In einer Demonstrationsanlage im bayerischen Straubing wurde diese Technologie seit 2012 erfolgreich getestet. In dem für 28 Mio. Euro errichteten Anlagenkomplex entstehen aus Weizenstroh und anderen Feldabfällen jährlich 1.000 Tonnen Cellulose-Ethanol. Der Bau der Anlage wurde seinerzeit mit jeweils 5 Mio. Euro vom Bundesforschungsministerium und dem Freistaat Bayern gefördert.

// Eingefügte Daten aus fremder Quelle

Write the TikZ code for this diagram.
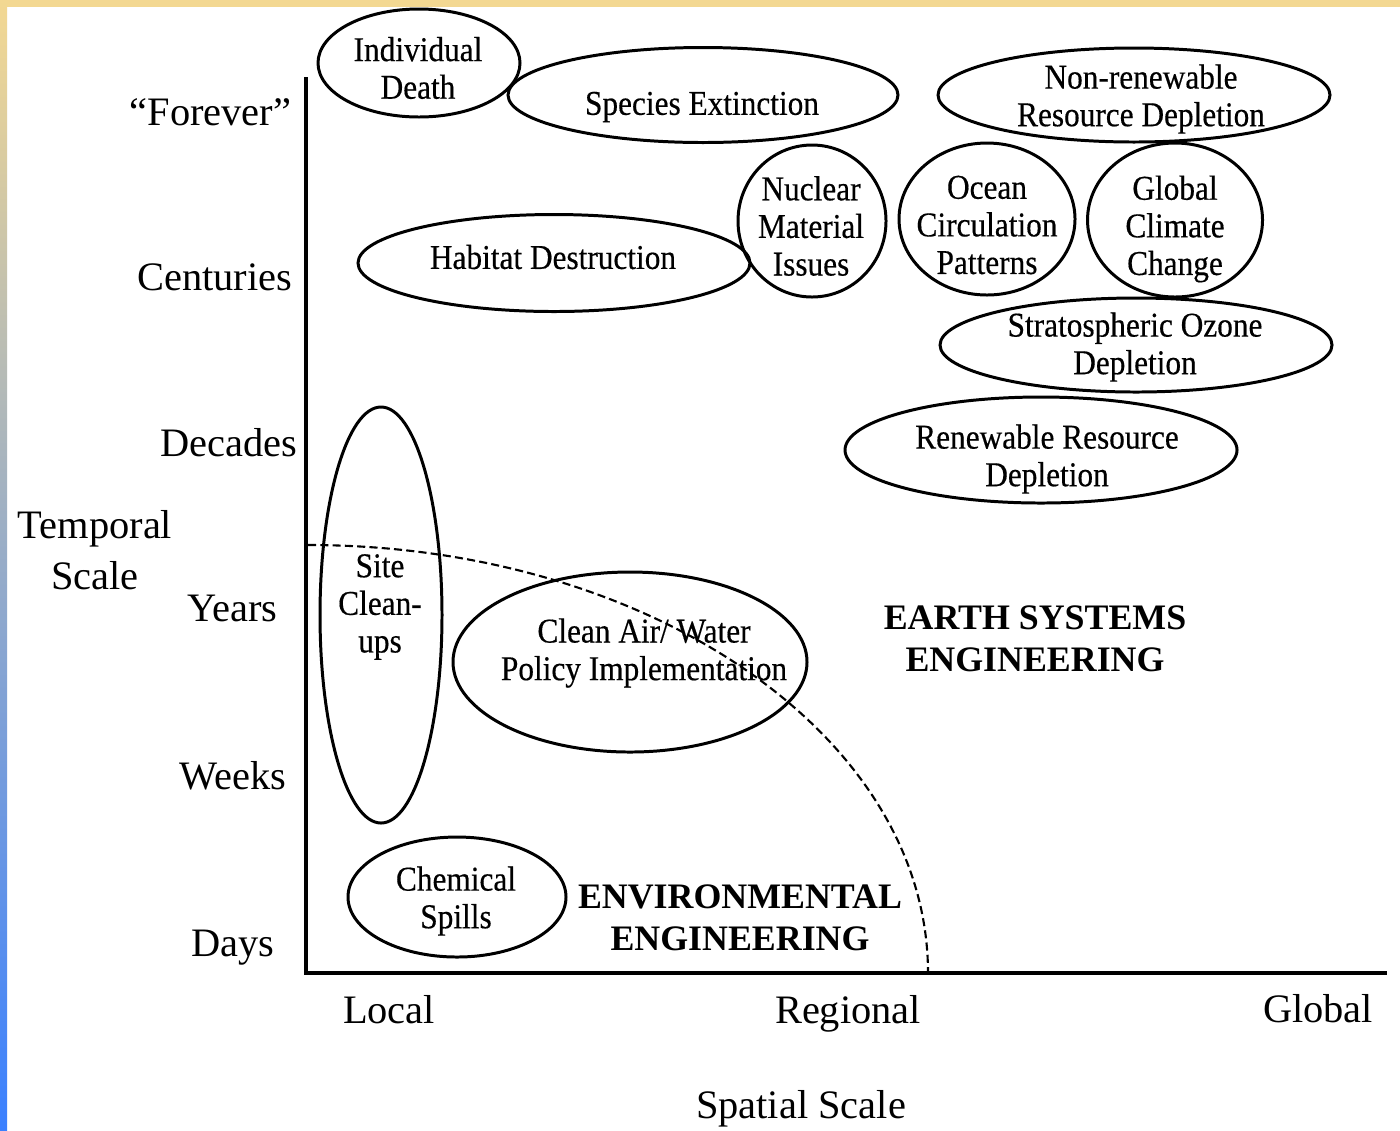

Clariant strebt sozialverträgliche Lösung an

Die Schließung des Werkes in Podari einschließlich die Drosselung der Aktivitäten in Deutschland wird Clariant ersten Schätzungen zufolge rund 60 bis 90 Mio. CHF kosten. Weitere 110 Mio. CHF kommen durch Abschreibungen auf den Vermögenswert der rumänischen Anlage hinzu. Von der Schließung betroffen sind 120 Mitarbeiter im Werk in Podari sowie rund 50 Beschäftigte in der Pilotanlage in Straubing und die in den Entwicklungslaboren in Planegg bei München tätigen Mitarbeitenden. Clariant kündigte an, „eng mit den Arbeitnehmervertretern in Rumänien und Deutschland zusammenzuarbeiten, um möglichst sozialverträgliche Lösungen zu finden“.